### Exercise prompt
Keep the pictures out of the copy and repeat the records exactly.
** begin The records **
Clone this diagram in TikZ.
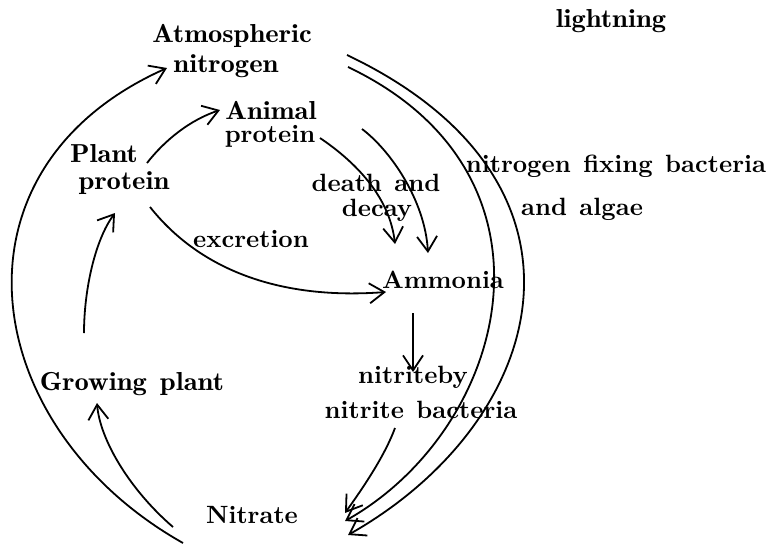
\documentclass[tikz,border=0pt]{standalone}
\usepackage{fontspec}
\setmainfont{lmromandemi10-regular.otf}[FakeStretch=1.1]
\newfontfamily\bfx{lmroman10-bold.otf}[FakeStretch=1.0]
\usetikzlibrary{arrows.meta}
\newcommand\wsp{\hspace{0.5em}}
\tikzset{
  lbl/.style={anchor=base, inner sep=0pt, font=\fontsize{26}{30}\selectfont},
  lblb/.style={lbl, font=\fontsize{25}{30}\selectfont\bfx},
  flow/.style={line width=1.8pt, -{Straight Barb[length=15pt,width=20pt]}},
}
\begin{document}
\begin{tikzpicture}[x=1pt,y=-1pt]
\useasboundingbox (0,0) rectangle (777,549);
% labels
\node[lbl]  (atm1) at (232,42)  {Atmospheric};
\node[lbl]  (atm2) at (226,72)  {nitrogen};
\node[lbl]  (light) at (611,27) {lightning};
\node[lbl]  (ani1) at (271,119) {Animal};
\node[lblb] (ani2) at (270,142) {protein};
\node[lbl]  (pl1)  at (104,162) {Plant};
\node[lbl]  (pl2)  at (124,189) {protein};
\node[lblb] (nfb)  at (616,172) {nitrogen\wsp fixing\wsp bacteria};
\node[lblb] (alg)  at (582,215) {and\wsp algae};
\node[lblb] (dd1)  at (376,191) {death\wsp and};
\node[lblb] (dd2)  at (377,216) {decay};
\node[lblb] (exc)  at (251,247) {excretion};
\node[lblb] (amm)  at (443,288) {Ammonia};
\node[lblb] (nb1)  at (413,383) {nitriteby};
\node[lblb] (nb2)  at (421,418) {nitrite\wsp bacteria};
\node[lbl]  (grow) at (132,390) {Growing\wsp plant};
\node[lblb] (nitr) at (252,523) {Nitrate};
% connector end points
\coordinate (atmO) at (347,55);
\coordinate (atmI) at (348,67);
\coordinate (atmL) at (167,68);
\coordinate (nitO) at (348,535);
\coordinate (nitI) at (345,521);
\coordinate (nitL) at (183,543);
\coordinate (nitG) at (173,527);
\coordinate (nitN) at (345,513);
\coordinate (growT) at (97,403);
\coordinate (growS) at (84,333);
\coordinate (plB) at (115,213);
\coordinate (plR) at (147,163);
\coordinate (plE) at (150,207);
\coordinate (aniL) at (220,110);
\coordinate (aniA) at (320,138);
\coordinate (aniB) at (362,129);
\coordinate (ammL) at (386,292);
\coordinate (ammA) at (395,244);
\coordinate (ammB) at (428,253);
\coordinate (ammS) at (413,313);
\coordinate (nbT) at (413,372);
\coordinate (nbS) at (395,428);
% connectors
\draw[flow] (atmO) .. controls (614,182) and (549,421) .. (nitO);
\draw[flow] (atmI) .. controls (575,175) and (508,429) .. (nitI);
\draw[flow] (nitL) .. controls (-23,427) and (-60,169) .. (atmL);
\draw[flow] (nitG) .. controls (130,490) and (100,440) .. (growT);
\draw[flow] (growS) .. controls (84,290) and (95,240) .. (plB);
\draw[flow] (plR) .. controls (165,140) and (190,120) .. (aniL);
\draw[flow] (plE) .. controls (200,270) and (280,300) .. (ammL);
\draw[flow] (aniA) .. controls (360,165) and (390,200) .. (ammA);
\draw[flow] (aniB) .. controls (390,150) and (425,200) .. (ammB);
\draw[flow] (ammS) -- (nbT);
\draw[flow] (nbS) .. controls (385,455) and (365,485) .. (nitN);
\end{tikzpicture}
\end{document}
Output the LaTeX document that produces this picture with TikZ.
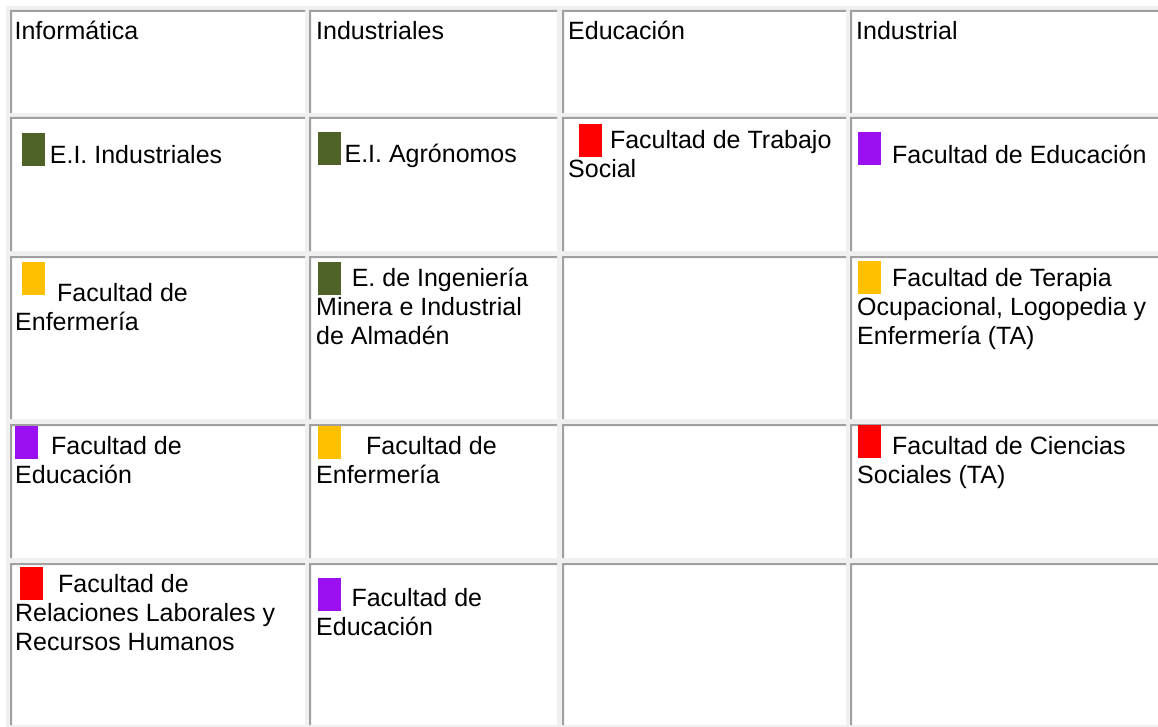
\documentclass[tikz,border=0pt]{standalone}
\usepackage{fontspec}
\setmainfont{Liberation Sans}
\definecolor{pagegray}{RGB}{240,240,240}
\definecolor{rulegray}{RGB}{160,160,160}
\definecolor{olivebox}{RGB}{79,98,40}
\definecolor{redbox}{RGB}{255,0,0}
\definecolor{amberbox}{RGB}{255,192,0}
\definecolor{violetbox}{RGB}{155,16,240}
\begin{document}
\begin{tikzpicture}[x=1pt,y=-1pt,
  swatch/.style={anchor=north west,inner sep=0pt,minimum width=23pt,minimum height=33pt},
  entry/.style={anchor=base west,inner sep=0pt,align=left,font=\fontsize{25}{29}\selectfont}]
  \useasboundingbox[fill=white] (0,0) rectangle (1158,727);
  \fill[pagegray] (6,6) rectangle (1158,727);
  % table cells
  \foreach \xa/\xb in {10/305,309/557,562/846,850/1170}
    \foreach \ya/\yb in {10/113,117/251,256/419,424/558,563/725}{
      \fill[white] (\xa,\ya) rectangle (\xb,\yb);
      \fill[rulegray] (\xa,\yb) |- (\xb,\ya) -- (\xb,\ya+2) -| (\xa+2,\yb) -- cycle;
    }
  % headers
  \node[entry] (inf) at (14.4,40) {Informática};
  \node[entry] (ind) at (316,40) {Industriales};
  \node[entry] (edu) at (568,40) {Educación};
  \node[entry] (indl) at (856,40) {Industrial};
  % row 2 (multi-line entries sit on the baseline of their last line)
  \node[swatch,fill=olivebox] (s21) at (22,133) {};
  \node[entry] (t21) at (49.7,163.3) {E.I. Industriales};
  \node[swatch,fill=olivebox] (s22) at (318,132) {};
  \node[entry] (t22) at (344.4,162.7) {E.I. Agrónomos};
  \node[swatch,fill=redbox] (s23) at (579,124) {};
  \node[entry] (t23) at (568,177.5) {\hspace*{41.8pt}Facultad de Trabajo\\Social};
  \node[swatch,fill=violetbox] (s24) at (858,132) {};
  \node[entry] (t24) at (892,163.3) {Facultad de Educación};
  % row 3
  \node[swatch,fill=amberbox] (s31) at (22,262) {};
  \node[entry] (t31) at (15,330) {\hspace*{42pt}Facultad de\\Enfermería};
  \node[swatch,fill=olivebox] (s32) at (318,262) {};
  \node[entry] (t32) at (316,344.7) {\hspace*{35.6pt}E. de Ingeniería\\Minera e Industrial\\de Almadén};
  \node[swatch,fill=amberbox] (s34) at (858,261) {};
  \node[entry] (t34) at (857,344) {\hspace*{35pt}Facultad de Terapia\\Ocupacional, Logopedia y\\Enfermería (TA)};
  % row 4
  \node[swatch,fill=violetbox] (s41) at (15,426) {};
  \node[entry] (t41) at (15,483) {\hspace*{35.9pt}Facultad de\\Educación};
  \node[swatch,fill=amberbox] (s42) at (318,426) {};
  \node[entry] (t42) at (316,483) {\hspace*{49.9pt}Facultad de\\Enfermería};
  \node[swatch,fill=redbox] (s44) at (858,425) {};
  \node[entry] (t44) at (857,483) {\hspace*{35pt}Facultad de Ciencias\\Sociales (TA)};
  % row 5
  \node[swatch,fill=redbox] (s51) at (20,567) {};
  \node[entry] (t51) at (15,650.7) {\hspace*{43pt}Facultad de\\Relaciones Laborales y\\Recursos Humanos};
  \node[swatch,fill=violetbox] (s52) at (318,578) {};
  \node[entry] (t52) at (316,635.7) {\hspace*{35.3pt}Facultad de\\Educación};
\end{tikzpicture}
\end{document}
** end The records **
### Complete output
Clone this diagram in TikZ.
\documentclass[tikz,border=0pt]{standalone}
\usepackage{fontspec}
\setmainfont{lmromandemi10-regular.otf}[FakeStretch=1.1]
\newfontfamily\bfx{lmroman10-bold.otf}[FakeStretch=1.0]
\usetikzlibrary{arrows.meta}
\newcommand\wsp{\hspace{0.5em}}
\tikzset{
  lbl/.style={anchor=base, inner sep=0pt, font=\fontsize{26}{30}\selectfont},
  lblb/.style={lbl, font=\fontsize{25}{30}\selectfont\bfx},
  flow/.style={line width=1.8pt, -{Straight Barb[length=15pt,width=20pt]}},
}
\begin{document}
\begin{tikzpicture}[x=1pt,y=-1pt]
\useasboundingbox (0,0) rectangle (777,549);
% labels
\node[lbl]  (atm1) at (232,42)  {Atmospheric};
\node[lbl]  (atm2) at (226,72)  {nitrogen};
\node[lbl]  (light) at (611,27) {lightning};
\node[lbl]  (ani1) at (271,119) {Animal};
\node[lblb] (ani2) at (270,142) {protein};
\node[lbl]  (pl1)  at (104,162) {Plant};
\node[lbl]  (pl2)  at (124,189) {protein};
\node[lblb] (nfb)  at (616,172) {nitrogen\wsp fixing\wsp bacteria};
\node[lblb] (alg)  at (582,215) {and\wsp algae};
\node[lblb] (dd1)  at (376,191) {death\wsp and};
\node[lblb] (dd2)  at (377,216) {decay};
\node[lblb] (exc)  at (251,247) {excretion};
\node[lblb] (amm)  at (443,288) {Ammonia};
\node[lblb] (nb1)  at (413,383) {nitriteby};
\node[lblb] (nb2)  at (421,418) {nitrite\wsp bacteria};
\node[lbl]  (grow) at (132,390) {Growing\wsp plant};
\node[lblb] (nitr) at (252,523) {Nitrate};
% connector end points
\coordinate (atmO) at (347,55);
\coordinate (atmI) at (348,67);
\coordinate (atmL) at (167,68);
\coordinate (nitO) at (348,535);
\coordinate (nitI) at (345,521);
\coordinate (nitL) at (183,543);
\coordinate (nitG) at (173,527);
\coordinate (nitN) at (345,513);
\coordinate (growT) at (97,403);
\coordinate (growS) at (84,333);
\coordinate (plB) at (115,213);
\coordinate (plR) at (147,163);
\coordinate (plE) at (150,207);
\coordinate (aniL) at (220,110);
\coordinate (aniA) at (320,138);
\coordinate (aniB) at (362,129);
\coordinate (ammL) at (386,292);
\coordinate (ammA) at (395,244);
\coordinate (ammB) at (428,253);
\coordinate (ammS) at (413,313);
\coordinate (nbT) at (413,372);
\coordinate (nbS) at (395,428);
% connectors
\draw[flow] (atmO) .. controls (614,182) and (549,421) .. (nitO);
\draw[flow] (atmI) .. controls (575,175) and (508,429) .. (nitI);
\draw[flow] (nitL) .. controls (-23,427) and (-60,169) .. (atmL);
\draw[flow] (nitG) .. controls (130,490) and (100,440) .. (growT);
\draw[flow] (growS) .. controls (84,290) and (95,240) .. (plB);
\draw[flow] (plR) .. controls (165,140) and (190,120) .. (aniL);
\draw[flow] (plE) .. controls (200,270) and (280,300) .. (ammL);
\draw[flow] (aniA) .. controls (360,165) and (390,200) .. (ammA);
\draw[flow] (aniB) .. controls (390,150) and (425,200) .. (ammB);
\draw[flow] (ammS) -- (nbT);
\draw[flow] (nbS) .. controls (385,455) and (365,485) .. (nitN);
\end{tikzpicture}
\end{document}
Output the LaTeX document that produces this picture with TikZ.
\documentclass[tikz,border=0pt]{standalone}
\usepackage{fontspec}
\setmainfont{Liberation Sans}
\definecolor{pagegray}{RGB}{240,240,240}
\definecolor{rulegray}{RGB}{160,160,160}
\definecolor{olivebox}{RGB}{79,98,40}
\definecolor{redbox}{RGB}{255,0,0}
\definecolor{amberbox}{RGB}{255,192,0}
\definecolor{violetbox}{RGB}{155,16,240}
\begin{document}
\begin{tikzpicture}[x=1pt,y=-1pt,
  swatch/.style={anchor=north west,inner sep=0pt,minimum width=23pt,minimum height=33pt},
  entry/.style={anchor=base west,inner sep=0pt,align=left,font=\fontsize{25}{29}\selectfont}]
  \useasboundingbox[fill=white] (0,0) rectangle (1158,727);
  \fill[pagegray] (6,6) rectangle (1158,727);
  % table cells
  \foreach \xa/\xb in {10/305,309/557,562/846,850/1170}
    \foreach \ya/\yb in {10/113,117/251,256/419,424/558,563/725}{
      \fill[white] (\xa,\ya) rectangle (\xb,\yb);
      \fill[rulegray] (\xa,\yb) |- (\xb,\ya) -- (\xb,\ya+2) -| (\xa+2,\yb) -- cycle;
    }
  % headers
  \node[entry] (inf) at (14.4,40) {Informática};
  \node[entry] (ind) at (316,40) {Industriales};
  \node[entry] (edu) at (568,40) {Educación};
  \node[entry] (indl) at (856,40) {Industrial};
  % row 2 (multi-line entries sit on the baseline of their last line)
  \node[swatch,fill=olivebox] (s21) at (22,133) {};
  \node[entry] (t21) at (49.7,163.3) {E.I. Industriales};
  \node[swatch,fill=olivebox] (s22) at (318,132) {};
  \node[entry] (t22) at (344.4,162.7) {E.I. Agrónomos};
  \node[swatch,fill=redbox] (s23) at (579,124) {};
  \node[entry] (t23) at (568,177.5) {\hspace*{41.8pt}Facultad de Trabajo\\Social};
  \node[swatch,fill=violetbox] (s24) at (858,132) {};
  \node[entry] (t24) at (892,163.3) {Facultad de Educación};
  % row 3
  \node[swatch,fill=amberbox] (s31) at (22,262) {};
  \node[entry] (t31) at (15,330) {\hspace*{42pt}Facultad de\\Enfermería};
  \node[swatch,fill=olivebox] (s32) at (318,262) {};
  \node[entry] (t32) at (316,344.7) {\hspace*{35.6pt}E. de Ingeniería\\Minera e Industrial\\de Almadén};
  \node[swatch,fill=amberbox] (s34) at (858,261) {};
  \node[entry] (t34) at (857,344) {\hspace*{35pt}Facultad de Terapia\\Ocupacional, Logopedia y\\Enfermería (TA)};
  % row 4
  \node[swatch,fill=violetbox] (s41) at (15,426) {};
  \node[entry] (t41) at (15,483) {\hspace*{35.9pt}Facultad de\\Educación};
  \node[swatch,fill=amberbox] (s42) at (318,426) {};
  \node[entry] (t42) at (316,483) {\hspace*{49.9pt}Facultad de\\Enfermería};
  \node[swatch,fill=redbox] (s44) at (858,425) {};
  \node[entry] (t44) at (857,483) {\hspace*{35pt}Facultad de Ciencias\\Sociales (TA)};
  % row 5
  \node[swatch,fill=redbox] (s51) at (20,567) {};
  \node[entry] (t51) at (15,650.7) {\hspace*{43pt}Facultad de\\Relaciones Laborales y\\Recursos Humanos};
  \node[swatch,fill=violetbox] (s52) at (318,578) {};
  \node[entry] (t52) at (316,635.7) {\hspace*{35.3pt}Facultad de\\Educación};
\end{tikzpicture}
\end{document}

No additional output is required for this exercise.